The story begins with a mysterious woman named Katie (Katie Groshong) taking a job at a home for adults with special needs, but it's clear right from the start that Katie is not in a healthy state of mind. She keeps having jarring flashbacks to - we can quickly deduce - the time she spent in a strange cult, led by a guy who's played by Larry Fessenden and likes to go on and on about "the devils" that are out there. There are admittedly some intriguing visuals in these flashbacks, and when those visuals are mixed with the sound design Dementer does have a bit of a '70s feel to it, but my appreciation and tolerance for these flashbacks started to fade before long. They happen too frequently, they're too vague, and they get to be too repetitive. (How many times do you need to hear Fessenden count to thirteen?) I can't really tell you exactly what happened while Katie was in the cult. I know it wasn't good, but I definitely couldn't explain it all.
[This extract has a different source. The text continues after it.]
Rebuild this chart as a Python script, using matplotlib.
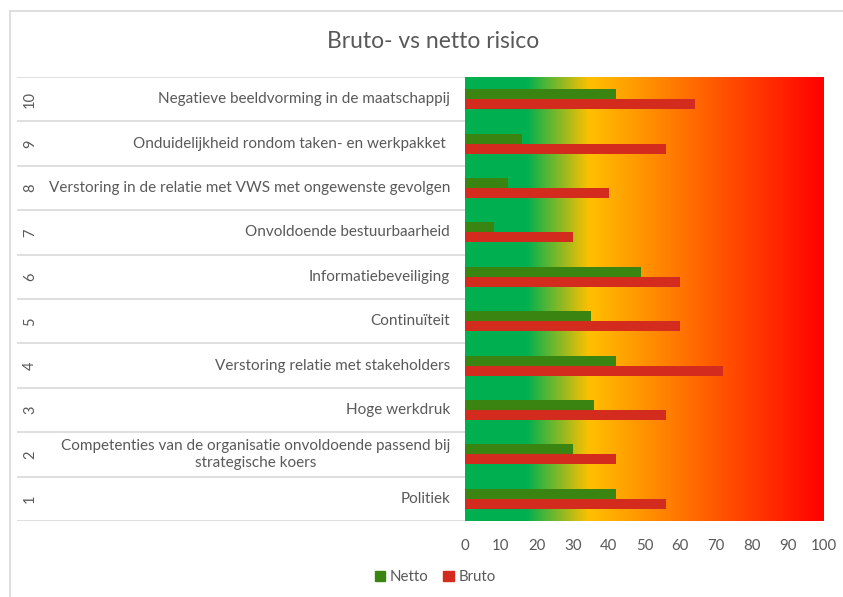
import matplotlib
matplotlib.use("Agg")
import matplotlib.pyplot as plt
import numpy as np
from matplotlib.colors import LinearSegmentedColormap
from matplotlib.lines import Line2D
from matplotlib.patches import Patch

plt.rcParams['font.family'] = ['Lato', 'DejaVu Sans']

categories = [1, 2, 3, 4, 5, 6, 7, 8, 9, 10]
labels = [
    "Politiek",
    "Competenties van de organisatie onvoldoende passend bij\nstrategische koers",
    "Hoge werkdruk",
    "Verstoring relatie met stakeholders",
    "Continuïteit",
    "Informatiebeveiliging",
    "Onvoldoende bestuurbaarheid",
    "Verstoring in de relatie met VWS met ongewenste gevolgen",
    "Onduidelijkheid rondom taken- en werkpakket ",
    "Negatieve beeldvorming in de maatschappij",
]
netto = [42, 30, 36, 42, 35, 49, 8, 12, 16, 42]
bruto = [56, 42, 56, 72, 60, 60, 30, 40, 56, 64]
xticks = [0, 10, 20, 30, 40, 50, 60, 70, 80, 90, 100]

W, H = 843, 597
fig = plt.figure(figsize=(W / 100, H / 100), dpi=100)
fig.patch.set_facecolor('white')

def fx(px):
    return px / W

def fy(py):
    return 1 - py / H

TXT = '#595959'
GRID = '#D9D9D9'

# chart border
fig.add_artist(Line2D([fx(9.5), fx(9.5)], [fy(11), 0], transform=fig.transFigure, color=GRID, lw=1.2))
fig.add_artist(Line2D([fx(9.5), 1], [fy(11), fy(11)], transform=fig.transFigure, color=GRID, lw=1.2))

left, right, top, bottom = 465, 824, 77, 521
ax = fig.add_axes([fx(left), fy(bottom), fx(right - left), (bottom - top) / H])

# gradient background
cmap = LinearSegmentedColormap.from_list('risk', [
    (0.0, '#00B050'), (0.17, '#00B050'), (0.345, '#FFC000'), (1.0, '#FF0000')])
grad = np.linspace(0, 1, 512).reshape(1, -1)
ax.imshow(grad, extent=(0, 100, 0.5, 10.5), aspect='auto', cmap=cmap, zorder=0)

y = np.array(categories, dtype=float)
h = 0.225
ax.barh(y + h / 2, netto, height=h, color='#3A8511', label='Netto', zorder=2)
ax.barh(y - h / 2, bruto, height=h, color='#D42B1F', label='Bruto', zorder=2)

ax.set_xlim(0, 100)
ax.set_ylim(0.5, 10.5)
ax.set_xticks(xticks)
ax.set_xticklabels([str(v) for v in xticks], color=TXT, fontsize=10.8)
ax.tick_params(axis='x', length=0, pad=13)
ax.set_yticks([])
for s in ax.spines.values():
    s.set_visible(False)

# label table on the left
lax = fig.add_axes([fx(17), fy(bottom), fx(left - 17), (bottom - top) / H])
lax.set_xlim(0, 1)
lax.set_ylim(0.5, 10.5)
lax.axis('off')
for b in np.arange(0.5, 11, 1.0):
    lax.axhline(b, color=GRID, lw=1.2)
numx = (30 - 17) / (left - 17)
labx = (450 - 17) / (left - 17)
for c, lab in zip(categories, labels):
    lax.text(numx, c, str(c), rotation=90, ha='center', va='center', color=TXT, fontsize=10.5)
    lax.text(labx, c, lab, ha='right', va='center', multialignment='center',
             color=TXT, fontsize=10.95, linespacing=1.3)

fig.text(fx(433), fy(42), 'Bruto- vs netto risico', ha='center', va='center', color=TXT, fontsize=16.5)

handles = [Patch(color='#3A8511', label='Netto'), Patch(color='#D42B1F', label='Bruto')]
fig.legend(handles=handles, loc='center', bbox_to_anchor=(fx(435), fy(577)), ncol=2, frameon=False,
           fontsize=10.8, labelcolor=TXT, handlelength=0.7, handleheight=0.7, handletextpad=0.3,
           columnspacing=1.0)

fig.savefig('out.png', dpi=100)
Dementer Katie Groshong Chad Crawford Kinkle

The best thing about Dementer isn't the horror, it's the interactions Katie and her co-workers have with the people under their care. At least most and likely all of the actors who play characters with special needs really do have special needs, and they are very endearing. One of those characters with special needs is Stephanie, a woman with Down's Syndrome who is played by Kinkle's own sister Stephanie Kinkle.

When Stephanie falls ill, Katie grows concerned that she's being targeted by the cult she has run away from, so she starts taking desperate measures to ensure Stephanie's safety. All the while, we can't really be sure if there is a cult after Katie and Stephanie, or if this is all in Katie's mind and we're seeing the situation from the perspective of an unreliable narrator who is having a mental breakdown. At least Kinkle does give us a solid answer to that question by the time the credits start rolling.

Groshong did strong work in the lead role, making sure I never knew whether or not Katie could be trusted or if someone should make sure to keep her far away from Stephanie. Another standout in the cast is newcomer Brandy Edmiston as Katie's co-worker Brandy. Judging by the names, Kinkle wrote almost every role with these specific performers in mind, and Brandy seems very true-to-life.

Dementer Chad Crawford Kinkle

I found a lot of things to admire about Dementer; stylistic choices, the respect shown to those with special needs. If the ending had been better, I could have been more positive about it overall, but the ending is a letdown that leaves too many questions unanswered. So this was very much a middle-of-the-road movie for me. It's worth a look if you like trippy slow burns, but the story is lacking.

Dementer will be available to watch on all Digital platforms, courtesy of Dark Star Pictures, as of March 2nd.